Jim Kedersha, a communications technology analyst for Adams, Harkness & Hill in Boston, said the dilemma investors get caught in is what to do when a stock drops quickly. Many people, he said, are reluctant to get rid of a stock when it has gone way down.

"That's the age-old question: Do you double up or do you get out?" he said.

But Kedersha said it comes down to the fundamentals: Do you believe in what the company is doing, its strategy and the market it is in? "If you have confidence in the market and the company's position," he said, "you probably want to hang on."

Another point experts make in evaluating technology stocks is to look for ideas in other industries.

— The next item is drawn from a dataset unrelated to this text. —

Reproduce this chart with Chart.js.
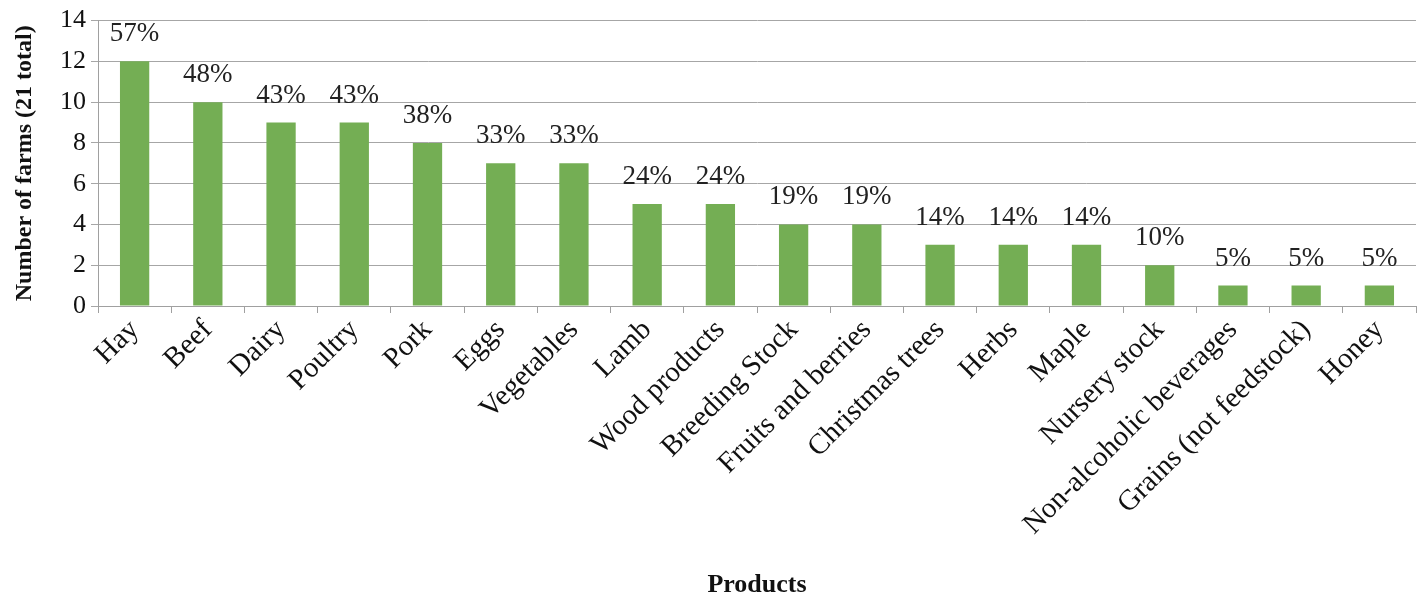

Just because technology stocks took the lead in recent years, Cirelli noted, it doesn't mean that the technology sector will be at the forefront on the other side of today's bear market.

"There's a whole slew of sectors that I think people overlooked in '98 and '99 and the first part of 2000," Buttarazzi added. Diversification, he said, means owning stock in other areas, such as energy, health care and the financial sector.

Investors should have no more than 15 percent of their portfolio in technology stocks, Cripps said.

Cripps said Legg Mason breaks technology stocks into two categories: "There is a difference between what we call busted-growth stocks and busted-bubble stocks."

Busted-growth stocks, he said, are ones where investors had very high expectations, but evidence emerges that earnings and sales will be less than anticipated, and the stock price plummets.

In these cases, the price-to-earnings ratio goes down with the valuation of the company and the stock price. These are the kind of stocks, Cripps said, that typically recover over time and investors are advised to hold onto.

Busted-bubble stocks, he said, are a phenomenon of the recent market.

In these cases, earnings and sales have declined faster than the stock price. The company's P-E ratio, though, remains high, which signals that investors still have very high expectations that are not going to be met. These stocks are riskier, he said, and should be sold.